DATASET EXTRACT >>
-=-=-
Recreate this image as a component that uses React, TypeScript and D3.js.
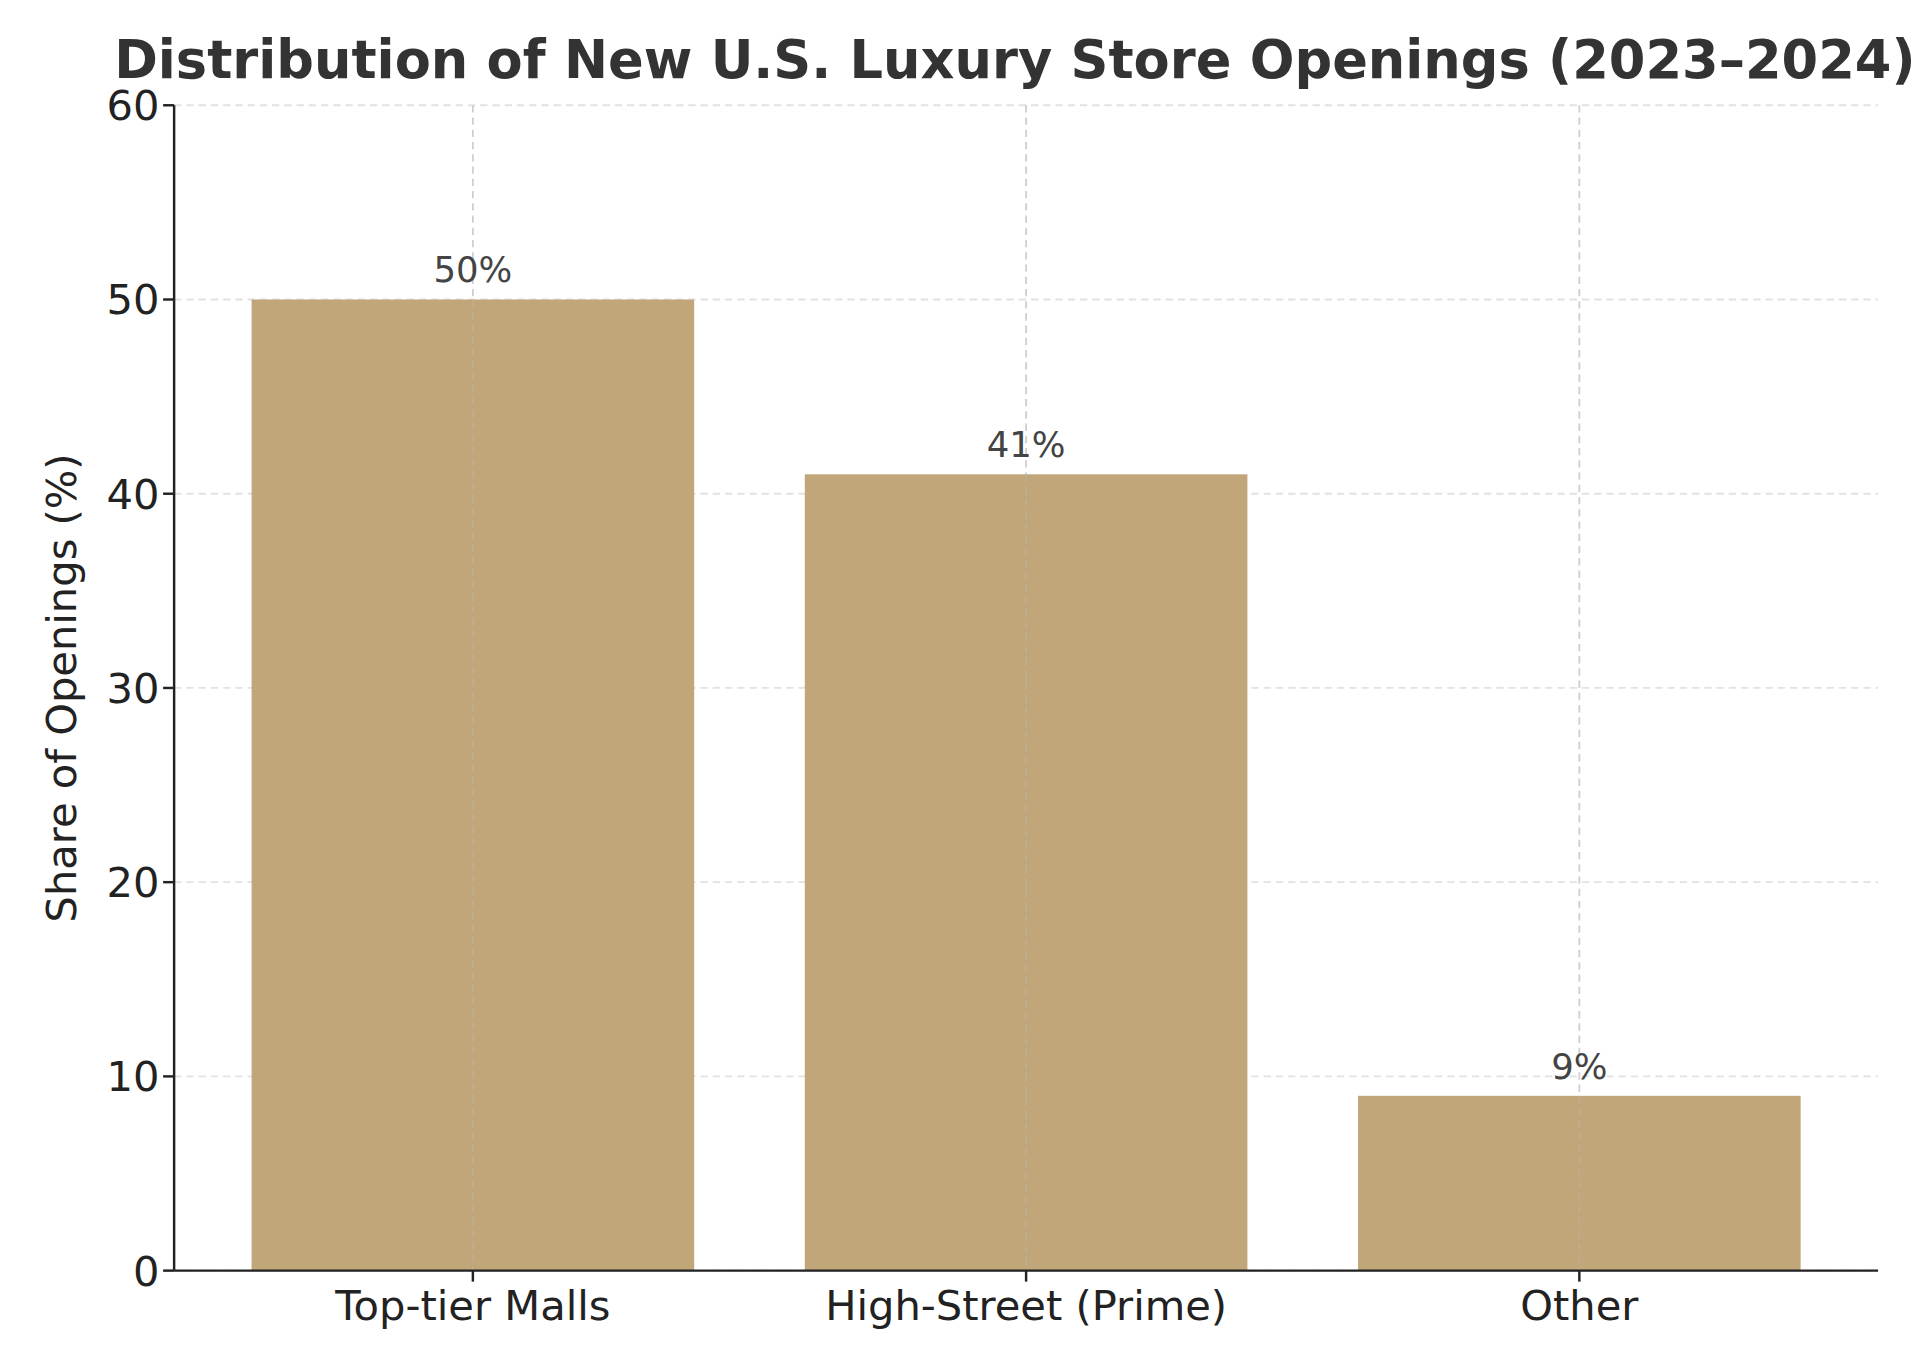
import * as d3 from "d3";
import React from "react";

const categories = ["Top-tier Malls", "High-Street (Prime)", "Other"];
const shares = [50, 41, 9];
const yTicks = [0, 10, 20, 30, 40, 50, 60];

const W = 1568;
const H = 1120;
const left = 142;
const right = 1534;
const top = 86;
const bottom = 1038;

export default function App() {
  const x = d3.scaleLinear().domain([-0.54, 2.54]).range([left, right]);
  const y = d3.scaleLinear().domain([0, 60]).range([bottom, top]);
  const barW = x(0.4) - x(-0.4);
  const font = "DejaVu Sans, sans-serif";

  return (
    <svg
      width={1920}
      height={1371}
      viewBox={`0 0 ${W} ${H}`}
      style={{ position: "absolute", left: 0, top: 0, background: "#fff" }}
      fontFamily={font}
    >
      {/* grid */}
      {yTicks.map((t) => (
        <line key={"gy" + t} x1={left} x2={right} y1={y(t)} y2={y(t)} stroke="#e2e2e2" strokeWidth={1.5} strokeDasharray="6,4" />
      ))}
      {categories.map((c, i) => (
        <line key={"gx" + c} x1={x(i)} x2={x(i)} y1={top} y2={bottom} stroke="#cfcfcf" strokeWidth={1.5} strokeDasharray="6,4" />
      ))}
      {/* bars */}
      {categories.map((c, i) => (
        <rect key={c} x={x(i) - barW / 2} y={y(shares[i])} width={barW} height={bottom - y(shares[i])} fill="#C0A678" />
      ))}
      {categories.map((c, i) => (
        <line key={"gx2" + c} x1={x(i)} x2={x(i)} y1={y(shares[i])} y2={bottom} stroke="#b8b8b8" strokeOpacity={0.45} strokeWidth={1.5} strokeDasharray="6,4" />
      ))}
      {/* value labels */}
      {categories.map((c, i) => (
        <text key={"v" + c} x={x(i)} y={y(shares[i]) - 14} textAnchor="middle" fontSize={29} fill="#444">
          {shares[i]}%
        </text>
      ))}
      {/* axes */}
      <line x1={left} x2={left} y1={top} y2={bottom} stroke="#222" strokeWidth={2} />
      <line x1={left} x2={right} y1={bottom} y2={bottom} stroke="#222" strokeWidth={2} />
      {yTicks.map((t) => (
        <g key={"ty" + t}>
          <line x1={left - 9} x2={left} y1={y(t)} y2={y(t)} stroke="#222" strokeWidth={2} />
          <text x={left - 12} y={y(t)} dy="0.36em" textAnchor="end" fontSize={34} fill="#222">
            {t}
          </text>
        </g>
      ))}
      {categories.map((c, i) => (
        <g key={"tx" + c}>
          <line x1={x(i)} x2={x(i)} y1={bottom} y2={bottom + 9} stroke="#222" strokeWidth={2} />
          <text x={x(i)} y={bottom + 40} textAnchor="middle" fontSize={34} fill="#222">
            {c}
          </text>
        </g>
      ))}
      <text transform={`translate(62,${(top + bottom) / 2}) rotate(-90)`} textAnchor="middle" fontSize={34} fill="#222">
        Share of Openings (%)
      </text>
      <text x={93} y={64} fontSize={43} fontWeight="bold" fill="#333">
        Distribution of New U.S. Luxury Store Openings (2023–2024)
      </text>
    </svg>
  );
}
-=-=-
AIM >>
Write out an exact copy of the listing, first line through the line containing "const yTicks = [0, 10, 20, 30, 40, 50, 60];", with the pictures left out.

PROBLEM SOLUTION >>
Recreate this image as a component that uses React, TypeScript and D3.js.
import * as d3 from "d3";
import React from "react";

const categories = ["Top-tier Malls", "High-Street (Prime)", "Other"];
const shares = [50, 41, 9];
const yTicks = [0, 10, 20, 30, 40, 50, 60];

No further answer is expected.